** WRITTEN EXERCISE **
Your task is to repeat the lines below exactly, excluding any pictures they contain.

** SOURCE EXCERPT **
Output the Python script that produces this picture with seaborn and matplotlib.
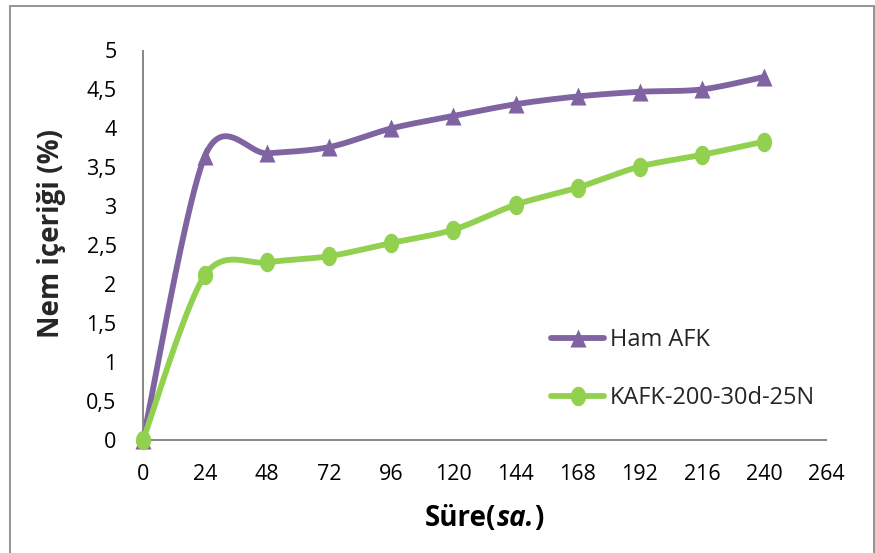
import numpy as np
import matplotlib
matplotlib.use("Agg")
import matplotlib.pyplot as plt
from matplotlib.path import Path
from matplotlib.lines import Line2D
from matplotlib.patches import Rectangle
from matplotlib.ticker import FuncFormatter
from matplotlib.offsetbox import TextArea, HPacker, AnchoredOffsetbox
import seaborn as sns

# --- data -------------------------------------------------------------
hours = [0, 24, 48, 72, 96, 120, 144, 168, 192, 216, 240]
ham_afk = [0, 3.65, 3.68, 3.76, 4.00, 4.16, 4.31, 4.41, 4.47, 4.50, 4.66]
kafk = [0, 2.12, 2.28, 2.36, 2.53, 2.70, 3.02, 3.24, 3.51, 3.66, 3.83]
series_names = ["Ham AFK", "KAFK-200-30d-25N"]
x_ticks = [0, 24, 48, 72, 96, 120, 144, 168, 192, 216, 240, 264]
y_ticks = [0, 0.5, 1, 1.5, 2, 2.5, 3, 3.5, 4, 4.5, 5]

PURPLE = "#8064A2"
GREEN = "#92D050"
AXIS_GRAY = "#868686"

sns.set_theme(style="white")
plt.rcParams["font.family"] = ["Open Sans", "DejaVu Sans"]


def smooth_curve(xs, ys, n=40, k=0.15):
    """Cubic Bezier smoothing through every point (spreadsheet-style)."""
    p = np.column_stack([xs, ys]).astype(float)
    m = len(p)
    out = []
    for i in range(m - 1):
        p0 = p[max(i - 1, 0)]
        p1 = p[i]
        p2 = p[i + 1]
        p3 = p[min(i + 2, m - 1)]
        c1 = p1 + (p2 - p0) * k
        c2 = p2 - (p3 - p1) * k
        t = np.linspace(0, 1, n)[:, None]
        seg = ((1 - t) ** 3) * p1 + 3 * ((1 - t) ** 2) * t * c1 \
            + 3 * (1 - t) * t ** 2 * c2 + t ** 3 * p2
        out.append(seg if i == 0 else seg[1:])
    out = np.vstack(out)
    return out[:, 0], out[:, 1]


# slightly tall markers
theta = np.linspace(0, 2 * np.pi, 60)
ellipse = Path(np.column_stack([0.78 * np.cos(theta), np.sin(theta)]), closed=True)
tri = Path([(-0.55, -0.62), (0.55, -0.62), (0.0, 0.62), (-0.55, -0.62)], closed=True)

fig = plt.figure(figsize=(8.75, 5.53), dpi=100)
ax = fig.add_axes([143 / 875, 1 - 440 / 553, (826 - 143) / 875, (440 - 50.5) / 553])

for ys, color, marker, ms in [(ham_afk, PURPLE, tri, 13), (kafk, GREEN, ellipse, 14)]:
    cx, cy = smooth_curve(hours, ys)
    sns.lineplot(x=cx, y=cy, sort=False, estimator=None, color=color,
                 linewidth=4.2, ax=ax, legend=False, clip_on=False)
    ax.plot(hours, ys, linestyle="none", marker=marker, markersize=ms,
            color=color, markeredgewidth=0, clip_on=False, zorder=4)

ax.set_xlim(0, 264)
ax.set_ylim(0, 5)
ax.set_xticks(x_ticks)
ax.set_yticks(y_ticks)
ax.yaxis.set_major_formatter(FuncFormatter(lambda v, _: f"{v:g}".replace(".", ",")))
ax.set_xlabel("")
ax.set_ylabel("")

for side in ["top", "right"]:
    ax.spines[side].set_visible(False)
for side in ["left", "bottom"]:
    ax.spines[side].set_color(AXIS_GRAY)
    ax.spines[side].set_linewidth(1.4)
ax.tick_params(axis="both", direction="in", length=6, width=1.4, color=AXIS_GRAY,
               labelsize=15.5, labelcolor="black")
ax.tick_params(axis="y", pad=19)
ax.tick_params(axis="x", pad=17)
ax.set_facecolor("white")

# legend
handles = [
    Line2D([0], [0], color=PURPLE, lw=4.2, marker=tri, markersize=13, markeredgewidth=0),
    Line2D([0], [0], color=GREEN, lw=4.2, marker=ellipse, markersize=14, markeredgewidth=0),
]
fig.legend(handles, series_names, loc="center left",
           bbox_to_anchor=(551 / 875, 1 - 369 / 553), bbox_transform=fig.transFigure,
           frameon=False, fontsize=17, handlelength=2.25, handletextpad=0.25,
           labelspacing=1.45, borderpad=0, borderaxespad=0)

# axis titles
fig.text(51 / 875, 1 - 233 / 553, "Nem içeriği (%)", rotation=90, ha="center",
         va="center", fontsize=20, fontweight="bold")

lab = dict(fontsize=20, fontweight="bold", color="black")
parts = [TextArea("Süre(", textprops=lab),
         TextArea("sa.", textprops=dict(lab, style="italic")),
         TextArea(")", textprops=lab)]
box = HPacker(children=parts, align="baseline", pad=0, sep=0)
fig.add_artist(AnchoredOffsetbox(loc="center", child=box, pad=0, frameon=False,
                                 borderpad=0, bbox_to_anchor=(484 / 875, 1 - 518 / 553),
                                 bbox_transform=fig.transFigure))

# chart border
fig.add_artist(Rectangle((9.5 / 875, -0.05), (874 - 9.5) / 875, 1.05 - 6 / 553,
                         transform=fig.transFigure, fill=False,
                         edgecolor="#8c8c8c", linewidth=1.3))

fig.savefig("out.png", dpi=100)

** THE SOLUTION **
Output the Python script that produces this picture with seaborn and matplotlib.
import numpy as np
import matplotlib
matplotlib.use("Agg")
import matplotlib.pyplot as plt
from matplotlib.path import Path
from matplotlib.lines import Line2D
from matplotlib.patches import Rectangle
from matplotlib.ticker import FuncFormatter
from matplotlib.offsetbox import TextArea, HPacker, AnchoredOffsetbox
import seaborn as sns

# --- data -------------------------------------------------------------
hours = [0, 24, 48, 72, 96, 120, 144, 168, 192, 216, 240]
ham_afk = [0, 3.65, 3.68, 3.76, 4.00, 4.16, 4.31, 4.41, 4.47, 4.50, 4.66]
kafk = [0, 2.12, 2.28, 2.36, 2.53, 2.70, 3.02, 3.24, 3.51, 3.66, 3.83]
series_names = ["Ham AFK", "KAFK-200-30d-25N"]
x_ticks = [0, 24, 48, 72, 96, 120, 144, 168, 192, 216, 240, 264]
y_ticks = [0, 0.5, 1, 1.5, 2, 2.5, 3, 3.5, 4, 4.5, 5]

PURPLE = "#8064A2"
GREEN = "#92D050"
AXIS_GRAY = "#868686"

sns.set_theme(style="white")
plt.rcParams["font.family"] = ["Open Sans", "DejaVu Sans"]


def smooth_curve(xs, ys, n=40, k=0.15):
    """Cubic Bezier smoothing through every point (spreadsheet-style)."""
    p = np.column_stack([xs, ys]).astype(float)
    m = len(p)
    out = []
    for i in range(m - 1):
        p0 = p[max(i - 1, 0)]
        p1 = p[i]
        p2 = p[i + 1]
        p3 = p[min(i + 2, m - 1)]
        c1 = p1 + (p2 - p0) * k
        c2 = p2 - (p3 - p1) * k
        t = np.linspace(0, 1, n)[:, None]
        seg = ((1 - t) ** 3) * p1 + 3 * ((1 - t) ** 2) * t * c1 \
            + 3 * (1 - t) * t ** 2 * c2 + t ** 3 * p2
        out.append(seg if i == 0 else seg[1:])
    out = np.vstack(out)
    return out[:, 0], out[:, 1]


# slightly tall markers
theta = np.linspace(0, 2 * np.pi, 60)
ellipse = Path(np.column_stack([0.78 * np.cos(theta), np.sin(theta)]), closed=True)
tri = Path([(-0.55, -0.62), (0.55, -0.62), (0.0, 0.62), (-0.55, -0.62)], closed=True)

fig = plt.figure(figsize=(8.75, 5.53), dpi=100)
ax = fig.add_axes([143 / 875, 1 - 440 / 553, (826 - 143) / 875, (440 - 50.5) / 553])

for ys, color, marker, ms in [(ham_afk, PURPLE, tri, 13), (kafk, GREEN, ellipse, 14)]:
    cx, cy = smooth_curve(hours, ys)
    sns.lineplot(x=cx, y=cy, sort=False, estimator=None, color=color,
                 linewidth=4.2, ax=ax, legend=False, clip_on=False)
    ax.plot(hours, ys, linestyle="none", marker=marker, markersize=ms,
            color=color, markeredgewidth=0, clip_on=False, zorder=4)

ax.set_xlim(0, 264)
ax.set_ylim(0, 5)
ax.set_xticks(x_ticks)
ax.set_yticks(y_ticks)
ax.yaxis.set_major_formatter(FuncFormatter(lambda v, _: f"{v:g}".replace(".", ",")))
ax.set_xlabel("")
ax.set_ylabel("")

for side in ["top", "right"]:
    ax.spines[side].set_visible(False)
for side in ["left", "bottom"]:
    ax.spines[side].set_color(AXIS_GRAY)
    ax.spines[side].set_linewidth(1.4)
ax.tick_params(axis="both", direction="in", length=6, width=1.4, color=AXIS_GRAY,
               labelsize=15.5, labelcolor="black")
ax.tick_params(axis="y", pad=19)
ax.tick_params(axis="x", pad=17)
ax.set_facecolor("white")

# legend
handles = [
    Line2D([0], [0], color=PURPLE, lw=4.2, marker=tri, markersize=13, markeredgewidth=0),
    Line2D([0], [0], color=GREEN, lw=4.2, marker=ellipse, markersize=14, markeredgewidth=0),
]
fig.legend(handles, series_names, loc="center left",
           bbox_to_anchor=(551 / 875, 1 - 369 / 553), bbox_transform=fig.transFigure,
           frameon=False, fontsize=17, handlelength=2.25, handletextpad=0.25,
           labelspacing=1.45, borderpad=0, borderaxespad=0)

# axis titles
fig.text(51 / 875, 1 - 233 / 553, "Nem içeriği (%)", rotation=90, ha="center",
         va="center", fontsize=20, fontweight="bold")

lab = dict(fontsize=20, fontweight="bold", color="black")
parts = [TextArea("Süre(", textprops=lab),
         TextArea("sa.", textprops=dict(lab, style="italic")),
         TextArea(")", textprops=lab)]
box = HPacker(children=parts, align="baseline", pad=0, sep=0)
fig.add_artist(AnchoredOffsetbox(loc="center", child=box, pad=0, frameon=False,
                                 borderpad=0, bbox_to_anchor=(484 / 875, 1 - 518 / 553),
                                 bbox_transform=fig.transFigure))

# chart border
fig.add_artist(Rectangle((9.5 / 875, -0.05), (874 - 9.5) / 875, 1.05 - 6 / 553,
                         transform=fig.transFigure, fill=False,
                         edgecolor="#8c8c8c", linewidth=1.3))

fig.savefig("out.png", dpi=100)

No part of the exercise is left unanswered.